Why are you not running Apache? New IIS holes should make you rethink your web server

by David Lane

It has been a while since I have played with Apache, I will admit that. The last time I used it, version 2.0 was the norm, and version 2.2 was just coming out of beta. Today of version 2.2.11 is the current version. What got me thinking about Apache was partially nostalgia and partially head banging and continued frustration with government use of IIS, especially given the exciting events this week.

First, we have reports of the theft and corruption of the Commonwealth of Virginia’s Prescription Monitoring Program web site. The story is that the site had been hacked, the data encrypted or deleted or being held hostage, according to a variety of sites, and the FBI is investigating. As discussed on the latest Search Engine, almost no one is really taking the ransom demand seriously for a variety of reasons. The second topic that got me annoyed was a ComputerWorld article yesterday about new, serious bugs in IIS and Microsoft’s prevailing attitude about the risk. Finally I had to set up an IIS server and kept lamenting that it should not be this hard.

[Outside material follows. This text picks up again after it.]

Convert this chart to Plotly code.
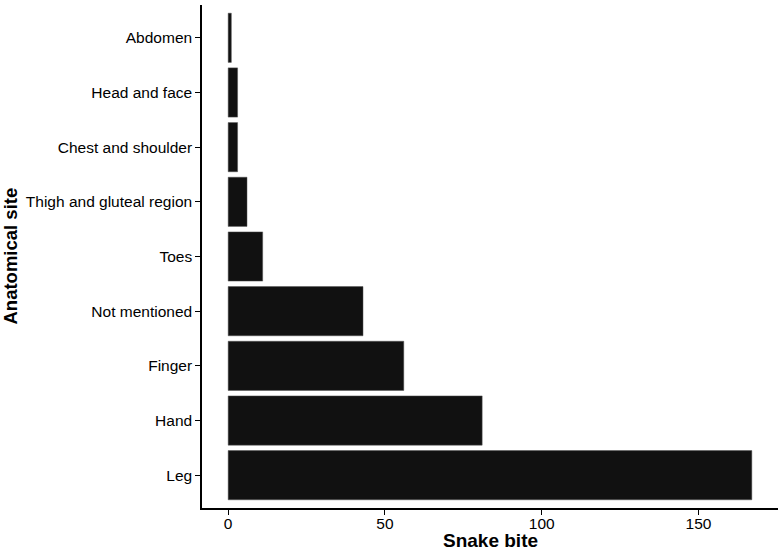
import plotly.graph_objects as go

sites = ["Leg", "Hand", "Finger", "Not mentioned", "Toes",
         "Thigh and gluteal region", "Chest and shoulder", "Head and face", "Abdomen"]
counts = [167, 81, 56, 43, 11, 6, 3, 3, 1]
x_ticks = [0, 50, 100, 150]

fig = go.Figure(go.Bar(
    x=counts, y=sites, orientation="h", width=0.9,
    marker=dict(color="#111111", line=dict(color="#555555", width=0.5)),
))

font = "Liberation Sans, Arial, Helvetica, sans-serif"
fig.update_layout(
    width=780, height=551,
    margin=dict(l=202, r=2, t=5, b=43),
    plot_bgcolor="white", paper_bgcolor="white",
    font=dict(family=font, color="black", size=15.5),
    showlegend=False,
    annotations=[
        dict(text="<b>Snake bite</b>", xref="paper", yref="paper", x=0.5, y=0,
             xanchor="center", yanchor="middle", yshift=-32.5, showarrow=False,
             font=dict(size=19, color="black")),
        dict(text="<b>Anatomical site</b>", xref="paper", yref="paper", x=0, y=0.5,
             xanchor="center", yanchor="middle", xshift=-192, textangle=-90,
             showarrow=False, font=dict(size=18.5, color="black")),
    ],
)
fig.update_xaxes(
    range=[-8.35, 175.35], tickvals=x_ticks, ticktext=[str(v) for v in x_ticks],
    showline=True, linecolor="black", linewidth=1.5, mirror=False,
    ticks="outside", ticklen=5, tickwidth=1.2, tickcolor="black",
    showgrid=False, zeroline=False, ticklabelstandoff=-4,
    tickfont=dict(size=15.5, color="black"),
)
fig.update_yaxes(
    type="category", categoryorder="array", categoryarray=sites,
    range=[-0.6, 8.6],
    showline=True, linecolor="black", linewidth=1.5,
    ticks="outside", ticklen=5, tickwidth=1.2, tickcolor="black",
    showgrid=False, zeroline=False,
    tickfont=dict(size=15.5, color="black"),
)
fig.write_html("out.html")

Now, in all fairness, IIS 7 is supposed to be a much better product with text file configuration capability (just like Apache) and it is supposed to be more secure. My question is this. Why, would anyone voluntarily run their web site on IIS? Especially if it was a forward-facing site, connected to the Internet and subjected to attacks every minute of every day?

One of the most outstanding products from the Open Source community is Apache. It is robust, reliable, secure and easily configurable on so many levels. It runs on almost every platform out there, although personally I would only run forward-facing sites with Apache on a stripped and hardened Linux kernel, and it supports a wide variety of plugins for content management, application management and document presentation.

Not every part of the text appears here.